From the records below, print only the part that opens with the line containing "What D3.js code" and closes with the line containing "-7.59, -7.64, -7.72];"; omit the pictures.

◇ ◇ ◇ ◇ ◇

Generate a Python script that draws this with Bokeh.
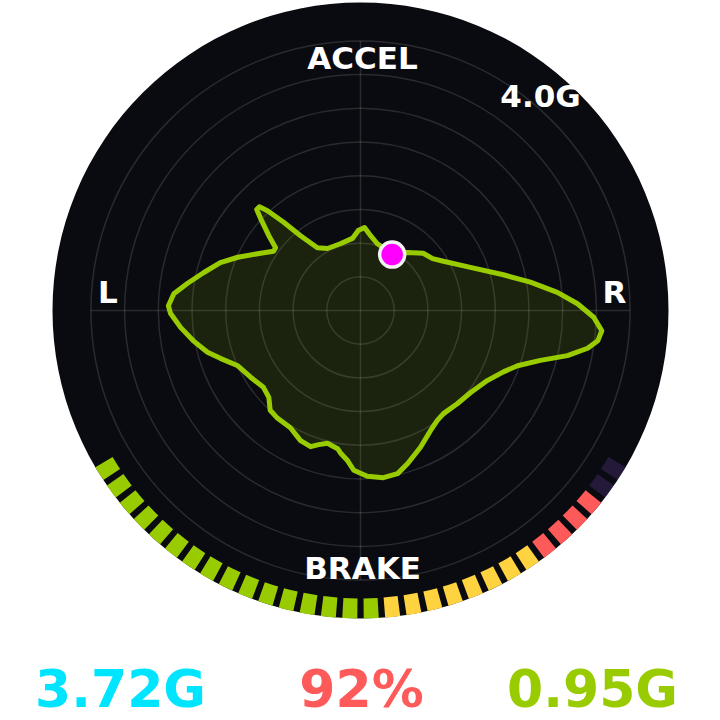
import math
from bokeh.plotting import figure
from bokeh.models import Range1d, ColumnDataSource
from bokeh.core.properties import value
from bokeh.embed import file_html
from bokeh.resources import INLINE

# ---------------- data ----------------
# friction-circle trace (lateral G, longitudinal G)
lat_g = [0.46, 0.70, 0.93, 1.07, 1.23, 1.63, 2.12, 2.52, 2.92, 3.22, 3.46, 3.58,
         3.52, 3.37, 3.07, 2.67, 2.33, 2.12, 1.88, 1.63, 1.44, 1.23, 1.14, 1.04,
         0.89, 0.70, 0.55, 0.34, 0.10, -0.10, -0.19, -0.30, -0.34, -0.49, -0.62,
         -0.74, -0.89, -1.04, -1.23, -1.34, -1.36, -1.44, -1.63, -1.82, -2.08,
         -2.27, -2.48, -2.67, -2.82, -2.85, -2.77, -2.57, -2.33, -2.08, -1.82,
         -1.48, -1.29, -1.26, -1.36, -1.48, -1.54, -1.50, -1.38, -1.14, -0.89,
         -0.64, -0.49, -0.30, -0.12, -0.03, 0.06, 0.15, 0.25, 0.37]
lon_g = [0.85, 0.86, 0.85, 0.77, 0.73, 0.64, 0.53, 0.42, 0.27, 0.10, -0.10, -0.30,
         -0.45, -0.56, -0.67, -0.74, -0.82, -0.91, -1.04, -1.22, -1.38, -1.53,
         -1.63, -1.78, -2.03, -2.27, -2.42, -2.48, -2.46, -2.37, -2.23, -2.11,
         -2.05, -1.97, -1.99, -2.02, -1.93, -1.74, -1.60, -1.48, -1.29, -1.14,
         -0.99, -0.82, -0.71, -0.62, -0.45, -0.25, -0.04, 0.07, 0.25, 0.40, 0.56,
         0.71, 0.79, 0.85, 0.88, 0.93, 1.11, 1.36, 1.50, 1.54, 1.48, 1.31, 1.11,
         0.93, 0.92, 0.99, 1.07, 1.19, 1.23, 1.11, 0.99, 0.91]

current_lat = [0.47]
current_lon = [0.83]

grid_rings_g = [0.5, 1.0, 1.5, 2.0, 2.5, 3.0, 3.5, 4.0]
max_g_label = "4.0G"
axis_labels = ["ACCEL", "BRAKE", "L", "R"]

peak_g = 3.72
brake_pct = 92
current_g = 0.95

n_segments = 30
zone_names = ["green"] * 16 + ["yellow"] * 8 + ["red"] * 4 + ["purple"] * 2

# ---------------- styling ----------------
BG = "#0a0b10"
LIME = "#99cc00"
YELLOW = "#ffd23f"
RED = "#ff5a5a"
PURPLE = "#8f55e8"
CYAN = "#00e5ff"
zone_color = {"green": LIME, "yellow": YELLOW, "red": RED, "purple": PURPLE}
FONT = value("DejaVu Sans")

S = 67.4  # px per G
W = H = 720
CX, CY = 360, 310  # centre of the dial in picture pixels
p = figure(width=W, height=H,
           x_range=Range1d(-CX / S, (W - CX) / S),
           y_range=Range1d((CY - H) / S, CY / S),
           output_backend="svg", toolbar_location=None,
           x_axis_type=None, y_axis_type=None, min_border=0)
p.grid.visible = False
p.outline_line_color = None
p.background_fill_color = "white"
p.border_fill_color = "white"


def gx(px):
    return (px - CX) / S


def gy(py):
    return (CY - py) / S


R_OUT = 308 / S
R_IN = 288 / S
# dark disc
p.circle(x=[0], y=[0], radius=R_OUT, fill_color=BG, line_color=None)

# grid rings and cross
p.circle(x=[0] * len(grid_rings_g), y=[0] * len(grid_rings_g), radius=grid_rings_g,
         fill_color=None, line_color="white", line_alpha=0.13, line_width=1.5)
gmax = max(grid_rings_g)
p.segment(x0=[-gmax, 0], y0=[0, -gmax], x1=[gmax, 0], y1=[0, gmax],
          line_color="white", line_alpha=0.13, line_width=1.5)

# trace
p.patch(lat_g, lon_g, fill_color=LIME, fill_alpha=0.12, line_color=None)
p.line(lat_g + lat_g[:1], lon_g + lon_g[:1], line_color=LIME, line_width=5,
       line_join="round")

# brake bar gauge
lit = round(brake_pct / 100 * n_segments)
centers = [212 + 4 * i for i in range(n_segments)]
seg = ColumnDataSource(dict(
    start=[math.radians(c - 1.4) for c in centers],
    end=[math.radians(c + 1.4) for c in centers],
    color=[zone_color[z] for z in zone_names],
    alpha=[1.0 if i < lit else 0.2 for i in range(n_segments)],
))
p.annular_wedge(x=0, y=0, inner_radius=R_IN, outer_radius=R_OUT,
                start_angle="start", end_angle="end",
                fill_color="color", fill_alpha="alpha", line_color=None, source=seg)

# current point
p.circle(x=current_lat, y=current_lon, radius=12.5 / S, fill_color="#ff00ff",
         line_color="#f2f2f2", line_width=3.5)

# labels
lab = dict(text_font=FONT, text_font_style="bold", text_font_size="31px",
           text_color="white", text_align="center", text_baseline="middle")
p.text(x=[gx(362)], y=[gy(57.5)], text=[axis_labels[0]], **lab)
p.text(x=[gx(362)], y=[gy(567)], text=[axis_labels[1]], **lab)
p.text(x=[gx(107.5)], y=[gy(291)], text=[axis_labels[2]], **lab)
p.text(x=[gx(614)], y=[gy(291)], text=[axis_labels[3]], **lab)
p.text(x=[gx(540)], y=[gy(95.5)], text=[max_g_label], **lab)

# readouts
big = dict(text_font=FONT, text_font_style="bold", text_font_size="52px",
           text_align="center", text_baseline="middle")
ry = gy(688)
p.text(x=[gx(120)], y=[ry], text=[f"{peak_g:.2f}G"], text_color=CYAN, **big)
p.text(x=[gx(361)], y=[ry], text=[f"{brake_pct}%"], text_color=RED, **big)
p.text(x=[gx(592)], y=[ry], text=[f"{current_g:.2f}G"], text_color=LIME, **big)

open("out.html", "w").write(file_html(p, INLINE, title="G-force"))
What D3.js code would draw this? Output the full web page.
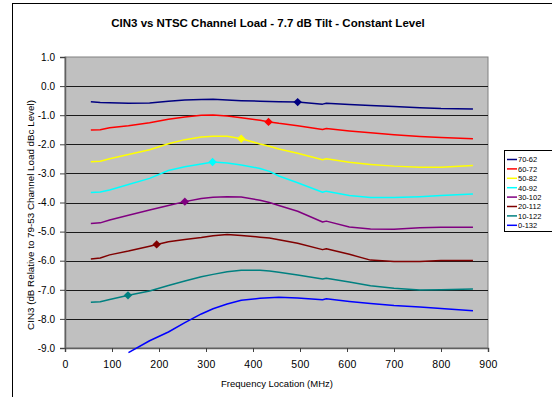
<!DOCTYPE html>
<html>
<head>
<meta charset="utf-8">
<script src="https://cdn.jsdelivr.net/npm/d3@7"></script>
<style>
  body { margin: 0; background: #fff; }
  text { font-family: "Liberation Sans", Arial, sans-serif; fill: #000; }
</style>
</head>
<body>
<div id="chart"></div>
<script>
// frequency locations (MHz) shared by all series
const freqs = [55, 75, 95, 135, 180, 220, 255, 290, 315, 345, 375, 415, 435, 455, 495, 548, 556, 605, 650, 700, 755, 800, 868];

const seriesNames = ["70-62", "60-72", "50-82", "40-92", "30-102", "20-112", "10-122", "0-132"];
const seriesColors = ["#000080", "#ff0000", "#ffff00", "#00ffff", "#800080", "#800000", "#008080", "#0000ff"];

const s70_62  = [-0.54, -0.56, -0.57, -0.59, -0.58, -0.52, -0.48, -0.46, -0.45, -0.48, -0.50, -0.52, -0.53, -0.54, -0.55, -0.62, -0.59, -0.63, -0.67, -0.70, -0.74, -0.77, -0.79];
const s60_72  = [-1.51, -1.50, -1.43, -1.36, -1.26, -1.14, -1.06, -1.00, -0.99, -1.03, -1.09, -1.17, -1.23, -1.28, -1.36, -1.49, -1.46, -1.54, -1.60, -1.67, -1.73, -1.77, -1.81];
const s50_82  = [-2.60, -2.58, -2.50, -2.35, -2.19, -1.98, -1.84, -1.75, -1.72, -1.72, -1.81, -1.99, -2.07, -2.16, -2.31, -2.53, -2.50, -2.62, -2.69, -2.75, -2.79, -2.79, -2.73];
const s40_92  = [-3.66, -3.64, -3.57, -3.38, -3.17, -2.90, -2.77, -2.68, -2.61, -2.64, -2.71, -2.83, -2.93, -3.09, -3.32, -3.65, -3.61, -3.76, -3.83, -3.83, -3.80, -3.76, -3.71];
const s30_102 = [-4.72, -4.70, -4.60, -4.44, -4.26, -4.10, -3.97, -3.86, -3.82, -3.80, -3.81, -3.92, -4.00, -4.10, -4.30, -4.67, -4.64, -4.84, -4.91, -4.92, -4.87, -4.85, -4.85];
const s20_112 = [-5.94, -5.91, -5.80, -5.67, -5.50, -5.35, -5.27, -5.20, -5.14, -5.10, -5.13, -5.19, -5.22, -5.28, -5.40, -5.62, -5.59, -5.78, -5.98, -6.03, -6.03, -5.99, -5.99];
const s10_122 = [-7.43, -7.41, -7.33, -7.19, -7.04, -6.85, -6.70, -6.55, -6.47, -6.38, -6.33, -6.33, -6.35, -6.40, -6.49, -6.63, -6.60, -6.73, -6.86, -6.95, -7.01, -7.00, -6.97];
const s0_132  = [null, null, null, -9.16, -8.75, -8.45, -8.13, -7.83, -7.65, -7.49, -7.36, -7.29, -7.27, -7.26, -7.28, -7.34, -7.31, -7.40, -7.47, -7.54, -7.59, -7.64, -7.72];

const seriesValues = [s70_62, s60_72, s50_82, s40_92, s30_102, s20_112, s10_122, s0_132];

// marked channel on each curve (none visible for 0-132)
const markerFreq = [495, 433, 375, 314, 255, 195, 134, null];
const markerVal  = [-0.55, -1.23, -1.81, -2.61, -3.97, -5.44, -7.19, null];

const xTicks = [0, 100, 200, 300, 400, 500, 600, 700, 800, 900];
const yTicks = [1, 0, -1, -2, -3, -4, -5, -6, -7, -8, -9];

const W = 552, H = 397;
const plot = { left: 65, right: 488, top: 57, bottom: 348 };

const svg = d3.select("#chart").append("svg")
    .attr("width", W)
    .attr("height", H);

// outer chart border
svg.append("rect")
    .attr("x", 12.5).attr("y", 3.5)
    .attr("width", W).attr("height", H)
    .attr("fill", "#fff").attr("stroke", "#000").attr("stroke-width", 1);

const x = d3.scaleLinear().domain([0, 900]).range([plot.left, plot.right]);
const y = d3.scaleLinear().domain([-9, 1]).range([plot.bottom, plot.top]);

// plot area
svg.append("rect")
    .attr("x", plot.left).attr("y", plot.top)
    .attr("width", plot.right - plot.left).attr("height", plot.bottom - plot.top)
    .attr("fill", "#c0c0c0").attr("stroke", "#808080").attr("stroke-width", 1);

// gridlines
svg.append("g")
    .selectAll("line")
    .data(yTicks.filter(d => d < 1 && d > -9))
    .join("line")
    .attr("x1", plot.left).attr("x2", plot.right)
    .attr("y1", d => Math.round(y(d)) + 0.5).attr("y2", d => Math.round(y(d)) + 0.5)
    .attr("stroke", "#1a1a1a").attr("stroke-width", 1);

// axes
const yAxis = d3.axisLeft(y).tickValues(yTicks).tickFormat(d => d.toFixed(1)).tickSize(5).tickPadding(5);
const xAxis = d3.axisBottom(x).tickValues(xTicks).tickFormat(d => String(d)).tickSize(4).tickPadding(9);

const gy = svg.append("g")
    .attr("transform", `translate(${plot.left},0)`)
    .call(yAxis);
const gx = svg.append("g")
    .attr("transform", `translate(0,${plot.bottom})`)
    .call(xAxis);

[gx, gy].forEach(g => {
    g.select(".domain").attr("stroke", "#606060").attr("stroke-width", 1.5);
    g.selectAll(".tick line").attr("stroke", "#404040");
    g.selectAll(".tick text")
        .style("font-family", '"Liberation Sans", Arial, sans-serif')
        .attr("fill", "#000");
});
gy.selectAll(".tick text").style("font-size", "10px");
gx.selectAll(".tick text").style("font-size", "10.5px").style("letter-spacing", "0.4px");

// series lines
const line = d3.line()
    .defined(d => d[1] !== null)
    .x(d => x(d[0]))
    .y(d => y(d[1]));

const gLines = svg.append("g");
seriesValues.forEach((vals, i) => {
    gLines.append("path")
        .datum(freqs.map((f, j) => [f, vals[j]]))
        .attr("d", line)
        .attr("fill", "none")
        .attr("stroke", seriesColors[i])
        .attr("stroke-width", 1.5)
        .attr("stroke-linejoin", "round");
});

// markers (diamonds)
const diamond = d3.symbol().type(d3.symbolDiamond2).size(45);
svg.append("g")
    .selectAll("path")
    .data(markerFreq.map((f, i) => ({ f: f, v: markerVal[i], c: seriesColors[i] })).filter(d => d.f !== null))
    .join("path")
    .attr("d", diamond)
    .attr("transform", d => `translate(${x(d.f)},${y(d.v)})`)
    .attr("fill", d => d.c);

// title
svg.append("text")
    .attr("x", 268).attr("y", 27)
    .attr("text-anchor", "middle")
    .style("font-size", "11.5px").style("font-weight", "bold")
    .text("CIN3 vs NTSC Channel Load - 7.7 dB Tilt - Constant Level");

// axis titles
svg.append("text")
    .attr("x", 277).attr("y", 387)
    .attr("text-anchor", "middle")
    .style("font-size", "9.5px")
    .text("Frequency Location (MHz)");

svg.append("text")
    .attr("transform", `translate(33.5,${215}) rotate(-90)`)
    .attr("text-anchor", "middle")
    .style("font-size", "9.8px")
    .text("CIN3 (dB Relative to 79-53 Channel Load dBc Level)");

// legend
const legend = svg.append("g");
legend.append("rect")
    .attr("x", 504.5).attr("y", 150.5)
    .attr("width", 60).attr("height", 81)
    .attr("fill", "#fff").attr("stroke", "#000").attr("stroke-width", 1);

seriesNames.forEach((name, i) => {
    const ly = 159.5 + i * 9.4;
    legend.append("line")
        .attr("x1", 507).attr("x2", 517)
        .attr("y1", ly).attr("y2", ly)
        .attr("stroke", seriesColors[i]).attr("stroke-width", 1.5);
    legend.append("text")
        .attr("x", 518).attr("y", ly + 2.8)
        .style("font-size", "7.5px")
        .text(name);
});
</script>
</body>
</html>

◇ ◇ ◇ ◇ ◇

__Answer for this exercise__:
What D3.js code would draw this? Output the full web page.
<!DOCTYPE html>
<html>
<head>
<meta charset="utf-8">
<script src="https://cdn.jsdelivr.net/npm/d3@7"></script>
<style>
  body { margin: 0; background: #fff; }
  text { font-family: "Liberation Sans", Arial, sans-serif; fill: #000; }
</style>
</head>
<body>
<div id="chart"></div>
<script>
// frequency locations (MHz) shared by all series
const freqs = [55, 75, 95, 135, 180, 220, 255, 290, 315, 345, 375, 415, 435, 455, 495, 548, 556, 605, 650, 700, 755, 800, 868];

const seriesNames = ["70-62", "60-72", "50-82", "40-92", "30-102", "20-112", "10-122", "0-132"];
const seriesColors = ["#000080", "#ff0000", "#ffff00", "#00ffff", "#800080", "#800000", "#008080", "#0000ff"];

const s70_62  = [-0.54, -0.56, -0.57, -0.59, -0.58, -0.52, -0.48, -0.46, -0.45, -0.48, -0.50, -0.52, -0.53, -0.54, -0.55, -0.62, -0.59, -0.63, -0.67, -0.70, -0.74, -0.77, -0.79];
const s60_72  = [-1.51, -1.50, -1.43, -1.36, -1.26, -1.14, -1.06, -1.00, -0.99, -1.03, -1.09, -1.17, -1.23, -1.28, -1.36, -1.49, -1.46, -1.54, -1.60, -1.67, -1.73, -1.77, -1.81];
const s50_82  = [-2.60, -2.58, -2.50, -2.35, -2.19, -1.98, -1.84, -1.75, -1.72, -1.72, -1.81, -1.99, -2.07, -2.16, -2.31, -2.53, -2.50, -2.62, -2.69, -2.75, -2.79, -2.79, -2.73];
const s40_92  = [-3.66, -3.64, -3.57, -3.38, -3.17, -2.90, -2.77, -2.68, -2.61, -2.64, -2.71, -2.83, -2.93, -3.09, -3.32, -3.65, -3.61, -3.76, -3.83, -3.83, -3.80, -3.76, -3.71];
const s30_102 = [-4.72, -4.70, -4.60, -4.44, -4.26, -4.10, -3.97, -3.86, -3.82, -3.80, -3.81, -3.92, -4.00, -4.10, -4.30, -4.67, -4.64, -4.84, -4.91, -4.92, -4.87, -4.85, -4.85];
const s20_112 = [-5.94, -5.91, -5.80, -5.67, -5.50, -5.35, -5.27, -5.20, -5.14, -5.10, -5.13, -5.19, -5.22, -5.28, -5.40, -5.62, -5.59, -5.78, -5.98, -6.03, -6.03, -5.99, -5.99];
const s10_122 = [-7.43, -7.41, -7.33, -7.19, -7.04, -6.85, -6.70, -6.55, -6.47, -6.38, -6.33, -6.33, -6.35, -6.40, -6.49, -6.63, -6.60, -6.73, -6.86, -6.95, -7.01, -7.00, -6.97];
const s0_132  = [null, null, null, -9.16, -8.75, -8.45, -8.13, -7.83, -7.65, -7.49, -7.36, -7.29, -7.27, -7.26, -7.28, -7.34, -7.31, -7.40, -7.47, -7.54, -7.59, -7.64, -7.72];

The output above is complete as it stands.